Doesn’t anyone teach intonation anymore?
After a lifetime teaching English as a Foreign Language, I know that several nationalities … including Scandinavians, Poles, Russians and nearby areas do not use the “polite” intonation patterns which we use in English in their own languages. I’ve discussed it with teachers and students from those areas and they have told me they feel silly trying to copy our English patterns of obsequiousness. It’s nothing to do with actually being polite or being rude. It’s simply intonation and I always taught it. I always made a major issue about intonation patterns.
Basically, if you use the right intonation patterns, but the wrong grammar, English speakers will respond to you in a positive way.
If you use the correct grammar but flat or curt intonation they will respond to you negatively.
It’s something we did extensively in our Handshake course and we added that if you are smiling and yet make errors, English speakers won’t care. If you’re glowering and speaking curtly with no errors, English speakers will respond badly. Studies were done in schools where students had to supply written homework, and consistently teachers marked kids who smiled and nodded and used receptive listening skills, more highly than “students” (they were all actors) who sat frowning with their arms folded, or looked away when the teacher spoke. We are human. We like people who display interest in what we are saying.
So I really know this issue well. Yet nevertheless I’ve been made angry twice this month by delivery drivers. We have a long drive with bushes both sides, and we have little kids playing. I’m always angered by delivery trucks taking it at speed. One roared up the drive … I was outside and about to remonstrate, when the driver who had a Russian or Baltic states accent said, “You must cut your bushes now! They will scratch my van!” it was perfect English, but said as a command to an underling. For the first time in years, I realized why my American English editors hated teaching MUST and preferred SHOULD. That would have helped in this example. However I WISH YOU WOULD or I’D LIKE YOU TO … would have been better. But the main problem was the commanding tone, which is why I replied, ‘Yes, we keep them long to stop people driving up here much too fast. Like you just did.” OK, and his “Fuck you” should have had him sacked but why bother?
Anyway, if the tone and intonation had been right, it would not have caused an angry reaction.
Then today it happened with DPD. Unmarked white van. The driver was probably Polish by the accent, and presumably a recent arrival.

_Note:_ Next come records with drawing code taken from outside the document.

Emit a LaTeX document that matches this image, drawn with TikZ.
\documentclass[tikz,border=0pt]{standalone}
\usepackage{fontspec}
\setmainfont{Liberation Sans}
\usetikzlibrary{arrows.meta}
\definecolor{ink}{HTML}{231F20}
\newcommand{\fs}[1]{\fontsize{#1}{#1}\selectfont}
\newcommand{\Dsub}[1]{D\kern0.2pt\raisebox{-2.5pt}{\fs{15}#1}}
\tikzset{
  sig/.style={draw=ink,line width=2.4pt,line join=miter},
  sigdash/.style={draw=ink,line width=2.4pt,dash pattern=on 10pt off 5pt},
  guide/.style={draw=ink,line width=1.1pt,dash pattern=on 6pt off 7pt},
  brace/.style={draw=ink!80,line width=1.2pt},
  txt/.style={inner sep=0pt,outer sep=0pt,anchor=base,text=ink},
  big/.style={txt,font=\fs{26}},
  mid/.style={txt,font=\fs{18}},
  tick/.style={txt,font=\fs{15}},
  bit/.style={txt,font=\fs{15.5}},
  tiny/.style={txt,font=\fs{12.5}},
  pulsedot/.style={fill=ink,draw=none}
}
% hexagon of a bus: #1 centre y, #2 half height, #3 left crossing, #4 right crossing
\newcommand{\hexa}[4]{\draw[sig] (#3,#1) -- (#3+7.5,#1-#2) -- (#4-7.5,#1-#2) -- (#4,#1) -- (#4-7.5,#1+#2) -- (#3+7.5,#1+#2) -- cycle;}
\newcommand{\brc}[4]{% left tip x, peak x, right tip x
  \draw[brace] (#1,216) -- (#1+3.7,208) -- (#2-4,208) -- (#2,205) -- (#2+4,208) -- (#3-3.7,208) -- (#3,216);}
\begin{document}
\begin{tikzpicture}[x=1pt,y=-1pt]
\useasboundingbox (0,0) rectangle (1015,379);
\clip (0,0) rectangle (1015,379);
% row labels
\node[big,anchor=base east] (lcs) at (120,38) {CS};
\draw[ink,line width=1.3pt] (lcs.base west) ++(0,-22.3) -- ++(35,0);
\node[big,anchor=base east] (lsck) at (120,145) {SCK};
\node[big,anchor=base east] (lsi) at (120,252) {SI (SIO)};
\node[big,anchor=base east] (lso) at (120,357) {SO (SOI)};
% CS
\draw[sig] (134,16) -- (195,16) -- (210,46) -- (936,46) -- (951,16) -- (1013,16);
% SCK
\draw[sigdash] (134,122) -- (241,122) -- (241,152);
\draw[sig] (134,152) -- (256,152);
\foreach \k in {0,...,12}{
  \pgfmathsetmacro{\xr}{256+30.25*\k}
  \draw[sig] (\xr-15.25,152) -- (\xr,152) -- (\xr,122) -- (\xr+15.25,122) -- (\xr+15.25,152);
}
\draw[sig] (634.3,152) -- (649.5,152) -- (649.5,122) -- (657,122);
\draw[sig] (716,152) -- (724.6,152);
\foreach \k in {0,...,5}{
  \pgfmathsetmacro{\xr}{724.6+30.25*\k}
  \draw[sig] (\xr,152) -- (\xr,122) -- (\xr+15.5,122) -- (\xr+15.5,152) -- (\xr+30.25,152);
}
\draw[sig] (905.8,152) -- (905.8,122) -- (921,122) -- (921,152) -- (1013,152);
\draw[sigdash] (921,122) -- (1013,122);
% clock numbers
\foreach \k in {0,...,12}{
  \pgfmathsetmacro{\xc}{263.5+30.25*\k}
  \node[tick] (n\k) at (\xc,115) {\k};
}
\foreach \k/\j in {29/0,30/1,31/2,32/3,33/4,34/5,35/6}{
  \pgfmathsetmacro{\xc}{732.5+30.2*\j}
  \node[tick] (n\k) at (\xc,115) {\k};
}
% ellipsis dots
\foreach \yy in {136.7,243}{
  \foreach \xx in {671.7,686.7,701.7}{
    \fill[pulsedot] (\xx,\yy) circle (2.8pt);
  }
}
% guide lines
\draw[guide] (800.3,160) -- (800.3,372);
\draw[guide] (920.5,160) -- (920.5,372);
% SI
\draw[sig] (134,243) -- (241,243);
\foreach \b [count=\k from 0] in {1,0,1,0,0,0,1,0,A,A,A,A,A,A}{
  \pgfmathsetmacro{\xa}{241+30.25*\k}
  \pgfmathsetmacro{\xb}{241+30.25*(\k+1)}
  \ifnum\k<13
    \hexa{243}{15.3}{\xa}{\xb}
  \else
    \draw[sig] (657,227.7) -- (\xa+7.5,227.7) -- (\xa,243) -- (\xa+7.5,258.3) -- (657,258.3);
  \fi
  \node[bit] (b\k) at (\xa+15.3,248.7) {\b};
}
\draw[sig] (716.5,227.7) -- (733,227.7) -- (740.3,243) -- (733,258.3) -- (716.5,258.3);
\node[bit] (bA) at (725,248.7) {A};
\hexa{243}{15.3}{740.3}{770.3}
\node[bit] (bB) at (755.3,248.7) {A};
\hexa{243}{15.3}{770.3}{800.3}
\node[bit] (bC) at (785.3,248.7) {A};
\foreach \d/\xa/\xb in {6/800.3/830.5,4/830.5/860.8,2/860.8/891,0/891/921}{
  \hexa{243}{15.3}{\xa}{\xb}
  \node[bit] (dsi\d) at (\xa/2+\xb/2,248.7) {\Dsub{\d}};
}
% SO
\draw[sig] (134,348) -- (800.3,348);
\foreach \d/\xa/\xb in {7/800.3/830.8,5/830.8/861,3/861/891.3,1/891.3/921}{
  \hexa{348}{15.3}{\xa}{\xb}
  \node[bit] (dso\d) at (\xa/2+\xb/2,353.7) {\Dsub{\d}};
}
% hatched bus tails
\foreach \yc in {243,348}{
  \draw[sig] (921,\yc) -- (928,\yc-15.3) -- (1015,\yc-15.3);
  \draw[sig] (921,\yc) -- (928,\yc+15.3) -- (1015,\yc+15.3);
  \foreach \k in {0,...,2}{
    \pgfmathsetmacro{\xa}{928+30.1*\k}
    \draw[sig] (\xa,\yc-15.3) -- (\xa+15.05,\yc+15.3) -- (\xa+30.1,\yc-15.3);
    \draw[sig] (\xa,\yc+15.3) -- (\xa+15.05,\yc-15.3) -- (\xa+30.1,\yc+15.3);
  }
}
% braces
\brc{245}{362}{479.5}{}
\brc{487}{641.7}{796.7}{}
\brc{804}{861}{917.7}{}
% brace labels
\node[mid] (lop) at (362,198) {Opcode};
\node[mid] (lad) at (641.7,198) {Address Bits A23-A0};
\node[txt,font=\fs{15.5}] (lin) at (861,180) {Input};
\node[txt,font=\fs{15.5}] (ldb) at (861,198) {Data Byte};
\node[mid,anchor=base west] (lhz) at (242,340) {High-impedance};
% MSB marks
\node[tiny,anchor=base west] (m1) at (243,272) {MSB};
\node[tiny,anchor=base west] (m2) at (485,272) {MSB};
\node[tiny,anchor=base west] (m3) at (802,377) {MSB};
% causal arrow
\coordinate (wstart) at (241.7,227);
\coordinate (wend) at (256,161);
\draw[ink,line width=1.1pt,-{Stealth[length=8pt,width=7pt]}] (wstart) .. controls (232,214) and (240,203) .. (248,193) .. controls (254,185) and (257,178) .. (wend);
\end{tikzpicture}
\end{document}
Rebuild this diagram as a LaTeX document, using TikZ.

I have several good Polish friends who have been here for a few years, and they’ve all acquired polite intonation in English. He had a parcel for my son and said “You must show me ID.” I thought it odd, but showed him my bus bass which has my photo on it. He said, “No, you must show me date of birth.” I said I had never been asked that by a delivery driver and I consider it none of his business … also with credit card or other information, it’s an “identity” question which my bank might ask over a transaction, I did not see why I should give it at the door to a stranger. It’s bloody rude anyway.
He just turned, marched back to the van and threw the parcel in. “You will not get the parcel. You must show date of birth.”
I asked why he wanted it, but he just repeated ‘I will take this parcel back. You will not have it.’ He had an unpleasant aggressive manner. (I’ll add that an emphatic YOU WILL / WILL NOT seems to be taught to students at home, when a lighter contracted YOU’LL / YOU WON’T sounds so much better).
Fortunately my son (aged 38) arrived home. He had ordered a bottle of unusual whisky, and so presumably the identity was to prove the recipient was over 18. Had this been explained, I could have pointed out that you cannot get a bus pass (which has photo ID) until you are 65. I could also have pointed out that I do not look under 18 even in my wildest dreams. My son produced his own drivers licence.
Mind you, this guy was a surly nasty piece of work regardless. He probably would have preferred to be curt and rude even if he had known, and I’ll add that explaining WHY you want information must work in any language. Karen adds that he is certainly overworked and seriously underpaid and had a bad day, but actually he will have irritated most of the people he’s dealt with, so that’s why he will have had a bad day.
Just after I posted this, I got another delivery. By car. A woman in a yellow hi-vis coat (good, you know she’s delivering something, unlike the man in street clothes earlier). Spanish accent, middle-aged, ‘Good evening. Lovely day today. Yes? Good. Sign here …” You immediately feel the transaction was pleasant. A greeting. A comment, and above all a friendly voice with good intonation. (We sold a lot of books in Spain when she was student age!) … Karen adds that invariably its a skill women acquire way faster than men. I’ll add that my generation were taught to use greetings and comments in their own language too.
So what’s happening text book authors? Do you teach polite intonation? If not, why not? As I said at the beginning, it’s far more important than exact choice of words or tense.